Records supplied
** START **

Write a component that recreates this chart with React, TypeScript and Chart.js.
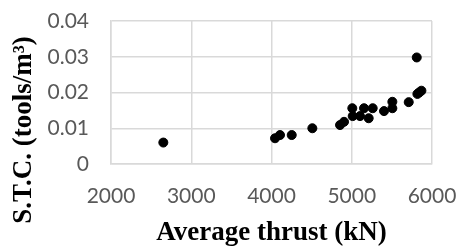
import React, { useEffect, useRef } from "react";
import { Chart, registerables } from "chart.js";

Chart.register(...registerables);

const thrust = [2652, 4044, 4106, 4252, 4509, 4854, 4904, 5007, 5012, 5103, 5153, 5211, 5261, 5402, 5506, 5506, 5710, 5810, 5818, 5840, 5868];
const stc = [0.006, 0.0072, 0.0081, 0.0081, 0.01, 0.0109, 0.0118, 0.0156, 0.0134, 0.0134, 0.0156, 0.0128, 0.0156, 0.0148, 0.0174, 0.0156, 0.0173, 0.0298, 0.0196, 0.02, 0.0205];
const xTitle = "Average thrust (kN)";
const yTitle = "S.T.C. (tools/m³)";

const yTitlePlugin = {
  id: "yTitlePlugin",
  afterDraw(chart: any) {
    const ctx = chart.ctx;
    ctx.save();
    ctx.font = "bold 27px 'Liberation Serif'";
    ctx.fillStyle = "#000";
    ctx.textAlign = "center";
    ctx.textBaseline = "middle";
    ctx.translate(24, 130);
    ctx.rotate(-Math.PI / 2);
    ctx.fillText(yTitle, 0, 0);
    ctx.restore();
  },
};

export default function App() {
  const ref = useRef<HTMLCanvasElement>(null);
  useEffect(() => {
    document.body.style.margin = "0";
    const tickFont = { family: "Lato", size: 21 };
    const chart = new Chart(ref.current!, {
      type: "scatter",
      data: {
        datasets: [
          {
            data: thrust.map((x, i) => ({ x, y: stc[i] })),
            backgroundColor: "#000",
            borderColor: "#000",
            pointRadius: 4.5,
            pointHoverRadius: 4.5,
          },
        ],
      },
      options: {
        responsive: false,
        animation: false,
        layout: { padding: { left: 0, right: 26, top: 21, bottom: 0 } },
        plugins: { legend: { display: false }, tooltip: { enabled: false } },
        scales: {
          x: {
            type: "linear",
            min: 2000,
            max: 6000,
            ticks: {
              stepSize: 1000,
              color: "#595959",
              font: tickFont,
              padding: 0,
              maxRotation: 0,
              callback: (v: any) => String(v),
            },
            grid: { color: "#d9d9d9", drawTicks: true, tickLength: 20, tickColor: "rgba(0,0,0,0)", lineWidth: 1.5 },
            border: { color: "#d9d9d9", width: 1.5 },
            title: {
              display: true,
              text: xTitle,
              color: "#000",
              font: { family: "Liberation Serif", size: 27, weight: "bold" },
              padding: { top: 0, bottom: -2 },
            },
            afterFit: (s: any) => {
              s.height = 83;
            },
          },
          y: {
            min: 0,
            max: 0.04,
            ticks: {
              stepSize: 0.01,
              color: "#595959",
              font: tickFont,
              padding: 0,
              callback: (v: any) => (v === 0 ? "0" : Number(v).toFixed(2)),
            },
            grid: { color: "#d9d9d9", drawTicks: true, tickLength: 22, tickColor: "rgba(0,0,0,0)", lineWidth: 1.5 },
            border: { color: "#d9d9d9", width: 1.5 },
            afterFit: (s: any) => {
              s.width = 111;
            },
          },
        },
      },
      plugins: [yTitlePlugin],
    });
    return () => chart.destroy();
  }, []);
  return (
    <div style={{ width: 458, height: 247 }}>
      <canvas ref={ref} width={458} height={247} />
    </div>
  );
}
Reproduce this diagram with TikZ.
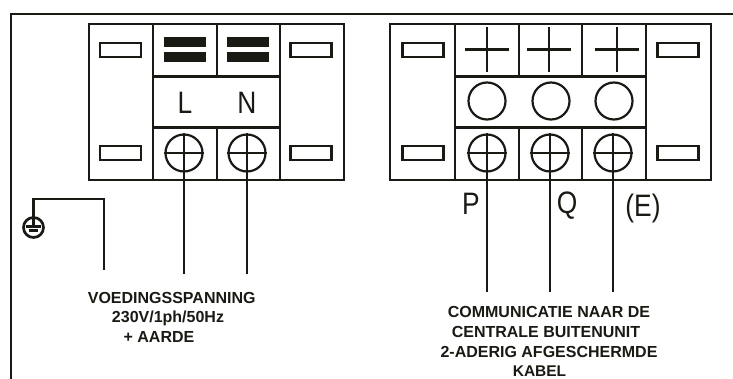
\documentclass[tikz,border=0pt]{standalone}
\usepackage{fontspec}
\setmainfont{Liberation Sans}
\newfontfamily\thinfont[FakeStretch=0.85]{Liberation Sans}
\usetikzlibrary{positioning, shapes.geometric}
\definecolor{ink}{HTML}{1A1A14}

\begin{document}
\begin{tikzpicture} [x=1pt, y=-1pt, line width=2.2pt, color=ink,
    cell/.style={rectangle, draw, inner sep=0, outer sep=0},
    slot/.style={rectangle, draw, inner sep=0, minimum width=41, minimum height=14},
    bar/.style={rectangle, fill, inner sep=0, minimum width=42, minimum height=10},
    plus/.style={rectangle, inner sep=0, minimum width=42, minimum height=43},
    screw/.style={circle, draw, inner sep=0, minimum size=37},
    earth/.style={circle, draw, inner sep=0, minimum size=20, line width=2.7pt},
    letter/.style={font=\fontsize{31}{31}\thinfont, inner sep=0},
    note/.style={font=\fontsize{16}{16}\selectfont\bfseries, inner sep=0}]
  \useasboundingbox (0,0) rectangle (733,379);

  % frame
  \draw (11,379) coordinate(fbl);
  \draw (11,14)  coordinate(ftl);
  \draw (733,14) coordinate(ftr);
  \draw[line width=2.4pt] (fbl) -- (ftl) -- (ftr);

  % power terminal
  \draw (121,102)   node[cell, minimum width=64, minimum height=156](lsl) {};
  \draw (312,102)   node[cell, minimum width=64, minimum height=156](lsr) {};
  \draw (185,50.25) node[cell, minimum width=64, minimum height=52.5](ltl)  {};
  \draw (248.5,50.25) node[cell, minimum width=63, minimum height=52.5](ltn)  {};
  \draw (216.5,102) node[cell, minimum width=127, minimum height=51](lmid) {};
  \draw (185,153.75) node[cell, minimum width=64, minimum height=52.5](lbl)  {};
  \draw (248.5,153.75) node[cell, minimum width=63, minimum height=52.5](lbn) {};

  \draw (120.5,50)  node[slot](s1) {};
  \draw (120.5,153) node[slot](s2) {};
  \draw (311,50)    node[slot](s3) {};
  \draw (311,153)   node[slot](s4) {};

  \draw (185,42)  node[bar](b1) {};
  \draw (185,57)  node[bar](b2) {};
  \draw (248,42)  node[bar](b3) {};
  \draw (248,57)  node[bar](b4) {};

  \draw (185,103) node[letter](lbL) {L};
  \draw (247,103) node[letter](lbN) {N};

  \draw (184,153) node[screw](scL) {};
  \draw (247,153) node[screw](scN) {};

  % bus terminal
  \draw (422.5,102) node[cell, minimum width=65, minimum height=156](rsl) {};
  \draw (678.5,102) node[cell, minimum width=65, minimum height=156](rsr) {};
  \draw (487,50.25)   node[cell, minimum width=64, minimum height=52.5](rt1) {};
  \draw (550.5,50.25) node[cell, minimum width=63, minimum height=52.5](rt2) {};
  \draw (614,50.25)   node[cell, minimum width=64, minimum height=52.5](rt3) {};
  \draw (550.5,102) node[cell, minimum width=191, minimum height=51](rmid) {};
  \draw (487,153.75)   node[cell, minimum width=64, minimum height=52.5](rb1) {};
  \draw (550.5,153.75) node[cell, minimum width=63, minimum height=52.5](rb2) {};
  \draw (614,153.75)   node[cell, minimum width=64, minimum height=52.5](rb3) {};

  \draw (423,50)  node[slot](s5) {};
  \draw (423,153) node[slot](s6) {};
  \draw (678,50)  node[slot](s7) {};
  \draw (678,153) node[slot](s8) {};

  \draw (487,49.5) node[plus](p1) {};
  \draw (549,49.5) node[plus](p2) {};
  \draw (617,49.5) node[plus](p3) {};

  \draw (487,101) node[screw](c1) {};
  \draw (551,101) node[screw](c2) {};
  \draw (614,101) node[screw](c3) {};

  \draw (487,153) node[screw](scP) {};
  \draw (550,153) node[screw](scQ) {};
  \draw (613,153) node[screw](scE) {};

  \draw (471,204) node[letter](lbP) {P};
  \draw (567,206) node[letter](lbQ) {Q};
  \draw (643,208) node[letter](lbE) {(E)};

  % wire ends
  \draw (184,274)   coordinate(wL);
  \draw (247,274)   coordinate(wN);
  \draw (487,292)   coordinate(wP);
  \draw (550,292)   coordinate(wQ);
  \draw (613,292)   coordinate(wE);
  \draw (104,270)   coordinate(wA);
  \draw (33.5,199)  coordinate(wB);
  \draw (104,199)   coordinate(wC);

  % earth
  \draw (33.5,227.5) node[earth](gnd) {};
  \draw (26,226.5) coordinate(g1a);  \draw (41,226.5) coordinate(g1b);
  \draw (29,230.5) coordinate(g2a);  \draw (38,230.5) coordinate(g2b);

  \path (p1.west) edge (p1.east)  (p1.north) edge (p1.south)
        (p2.west) edge (p2.east)  (p2.north) edge (p2.south)
        (p3.west) edge (p3.east)  (p3.north) edge (p3.south)
        (scL.west) edge (scL.east)  (scL.north) edge (wL)
        (scN.west) edge (scN.east)  (scN.north) edge (wN)
        (scP.west) edge (scP.east)  (scP.north) edge (wP)
        (scQ.west) edge (scQ.east)  (scQ.north) edge (wQ)
        (scE.west) edge (scE.east)  (scE.north) edge (wE);

  \draw (wA) -- (wC) -- (wB) -- (gnd.center);
  \draw (g1a) -- (g1b);
  \draw[line width=2.5pt] (g2a) -- (g2b);

  % texts
  \draw (171.7,298) node[note](t1) {VOEDINGSSPANNING};
  \draw (168,318)   node[note](t2) {230V/1ph/50Hz};
  \draw (159,337)   node[note](t3) {+ AARDE};

  \draw (549,311.5) node[note](t4) {COMMUNICATIE NAAR DE};
  \draw (546,332)   node[note](t5) {CENTRALE BUITENUNIT};
  \draw (549,352)   node[note](t6) {2-ADERIG AFGESCHERMDE};
  \draw (539.5,371.5) node[note, font=\fontsize{15.5}{15.5}\selectfont\bfseries](t7) {KABEL};
\end{tikzpicture}
\end{document}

** END **

Task to carry out
Hand back the exact lines from the start of the entries to the line with "Chart.register(...registerables);", both ends kept and pictures left out.

Response to this task
Write a component that recreates this chart with React, TypeScript and Chart.js.
import React, { useEffect, useRef } from "react";
import { Chart, registerables } from "chart.js";

Chart.register(...registerables);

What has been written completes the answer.